**Your instructions:** Reproduce every line of the material below, but drop the pictures.

**Information provided:**
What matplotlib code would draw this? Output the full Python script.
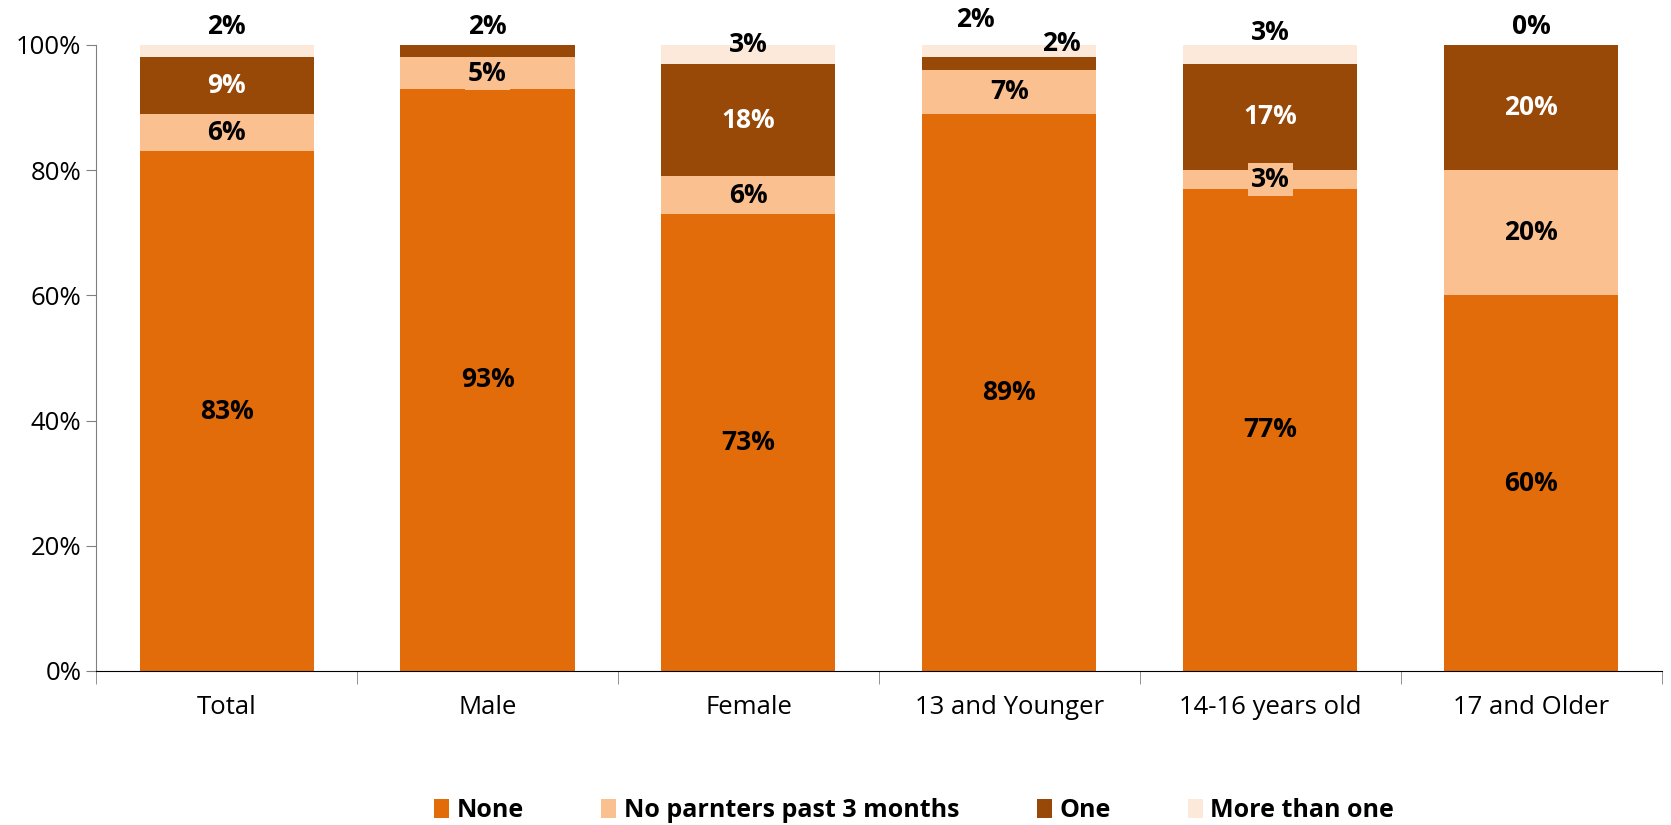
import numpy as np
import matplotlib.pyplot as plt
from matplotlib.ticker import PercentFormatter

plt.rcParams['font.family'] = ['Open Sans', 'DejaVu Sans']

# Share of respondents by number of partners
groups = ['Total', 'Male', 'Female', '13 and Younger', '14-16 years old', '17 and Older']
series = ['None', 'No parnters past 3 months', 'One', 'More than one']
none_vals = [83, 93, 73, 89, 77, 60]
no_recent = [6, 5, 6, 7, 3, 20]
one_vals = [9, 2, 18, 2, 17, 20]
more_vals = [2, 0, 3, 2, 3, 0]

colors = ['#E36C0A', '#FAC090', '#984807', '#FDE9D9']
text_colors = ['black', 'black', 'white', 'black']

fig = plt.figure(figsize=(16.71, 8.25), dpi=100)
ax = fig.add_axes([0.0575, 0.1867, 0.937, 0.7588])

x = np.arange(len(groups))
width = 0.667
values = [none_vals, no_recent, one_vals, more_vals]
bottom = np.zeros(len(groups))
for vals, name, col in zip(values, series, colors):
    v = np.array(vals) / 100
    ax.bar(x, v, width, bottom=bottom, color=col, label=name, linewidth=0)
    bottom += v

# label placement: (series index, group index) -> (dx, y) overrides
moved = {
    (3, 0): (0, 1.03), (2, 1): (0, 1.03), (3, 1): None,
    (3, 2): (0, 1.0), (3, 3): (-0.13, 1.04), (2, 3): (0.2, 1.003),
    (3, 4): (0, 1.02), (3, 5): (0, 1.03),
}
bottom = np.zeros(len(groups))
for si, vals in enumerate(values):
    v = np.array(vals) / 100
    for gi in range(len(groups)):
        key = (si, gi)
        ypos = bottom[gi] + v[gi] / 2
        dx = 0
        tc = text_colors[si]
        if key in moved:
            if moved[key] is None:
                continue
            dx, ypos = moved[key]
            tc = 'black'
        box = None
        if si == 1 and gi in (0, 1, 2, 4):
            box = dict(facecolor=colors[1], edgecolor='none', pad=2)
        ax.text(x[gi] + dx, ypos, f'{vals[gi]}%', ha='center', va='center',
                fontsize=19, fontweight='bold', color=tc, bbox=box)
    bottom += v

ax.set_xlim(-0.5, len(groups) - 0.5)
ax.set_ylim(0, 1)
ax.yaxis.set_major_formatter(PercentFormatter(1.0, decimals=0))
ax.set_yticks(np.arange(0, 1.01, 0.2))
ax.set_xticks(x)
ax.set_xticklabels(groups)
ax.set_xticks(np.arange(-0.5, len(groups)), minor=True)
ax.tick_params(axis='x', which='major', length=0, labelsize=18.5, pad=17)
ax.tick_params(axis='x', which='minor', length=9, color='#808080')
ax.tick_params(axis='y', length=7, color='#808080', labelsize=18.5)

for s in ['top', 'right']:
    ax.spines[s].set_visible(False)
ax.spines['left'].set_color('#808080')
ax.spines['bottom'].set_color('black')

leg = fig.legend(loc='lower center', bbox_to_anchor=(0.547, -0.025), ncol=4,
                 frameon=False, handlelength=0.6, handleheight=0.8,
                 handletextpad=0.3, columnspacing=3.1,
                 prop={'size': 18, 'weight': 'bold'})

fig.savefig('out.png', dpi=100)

**Written solution:**
What matplotlib code would draw this? Output the full Python script.
import numpy as np
import matplotlib.pyplot as plt
from matplotlib.ticker import PercentFormatter

plt.rcParams['font.family'] = ['Open Sans', 'DejaVu Sans']

# Share of respondents by number of partners
groups = ['Total', 'Male', 'Female', '13 and Younger', '14-16 years old', '17 and Older']
series = ['None', 'No parnters past 3 months', 'One', 'More than one']
none_vals = [83, 93, 73, 89, 77, 60]
no_recent = [6, 5, 6, 7, 3, 20]
one_vals = [9, 2, 18, 2, 17, 20]
more_vals = [2, 0, 3, 2, 3, 0]

colors = ['#E36C0A', '#FAC090', '#984807', '#FDE9D9']
text_colors = ['black', 'black', 'white', 'black']

fig = plt.figure(figsize=(16.71, 8.25), dpi=100)
ax = fig.add_axes([0.0575, 0.1867, 0.937, 0.7588])

x = np.arange(len(groups))
width = 0.667
values = [none_vals, no_recent, one_vals, more_vals]
bottom = np.zeros(len(groups))
for vals, name, col in zip(values, series, colors):
    v = np.array(vals) / 100
    ax.bar(x, v, width, bottom=bottom, color=col, label=name, linewidth=0)
    bottom += v

# label placement: (series index, group index) -> (dx, y) overrides
moved = {
    (3, 0): (0, 1.03), (2, 1): (0, 1.03), (3, 1): None,
    (3, 2): (0, 1.0), (3, 3): (-0.13, 1.04), (2, 3): (0.2, 1.003),
    (3, 4): (0, 1.02), (3, 5): (0, 1.03),
}
bottom = np.zeros(len(groups))
for si, vals in enumerate(values):
    v = np.array(vals) / 100
    for gi in range(len(groups)):
        key = (si, gi)
        ypos = bottom[gi] + v[gi] / 2
        dx = 0
        tc = text_colors[si]
        if key in moved:
            if moved[key] is None:
                continue
            dx, ypos = moved[key]
            tc = 'black'
        box = None
        if si == 1 and gi in (0, 1, 2, 4):
            box = dict(facecolor=colors[1], edgecolor='none', pad=2)
        ax.text(x[gi] + dx, ypos, f'{vals[gi]}%', ha='center', va='center',
                fontsize=19, fontweight='bold', color=tc, bbox=box)
    bottom += v

ax.set_xlim(-0.5, len(groups) - 0.5)
ax.set_ylim(0, 1)
ax.yaxis.set_major_formatter(PercentFormatter(1.0, decimals=0))
ax.set_yticks(np.arange(0, 1.01, 0.2))
ax.set_xticks(x)
ax.set_xticklabels(groups)
ax.set_xticks(np.arange(-0.5, len(groups)), minor=True)
ax.tick_params(axis='x', which='major', length=0, labelsize=18.5, pad=17)
ax.tick_params(axis='x', which='minor', length=9, color='#808080')
ax.tick_params(axis='y', length=7, color='#808080', labelsize=18.5)

for s in ['top', 'right']:
    ax.spines[s].set_visible(False)
ax.spines['left'].set_color('#808080')
ax.spines['bottom'].set_color('black')

leg = fig.legend(loc='lower center', bbox_to_anchor=(0.547, -0.025), ncol=4,
                 frameon=False, handlelength=0.6, handleheight=0.8,
                 handletextpad=0.3, columnspacing=3.1,
                 prop={'size': 18, 'weight': 'bold'})

fig.savefig('out.png', dpi=100)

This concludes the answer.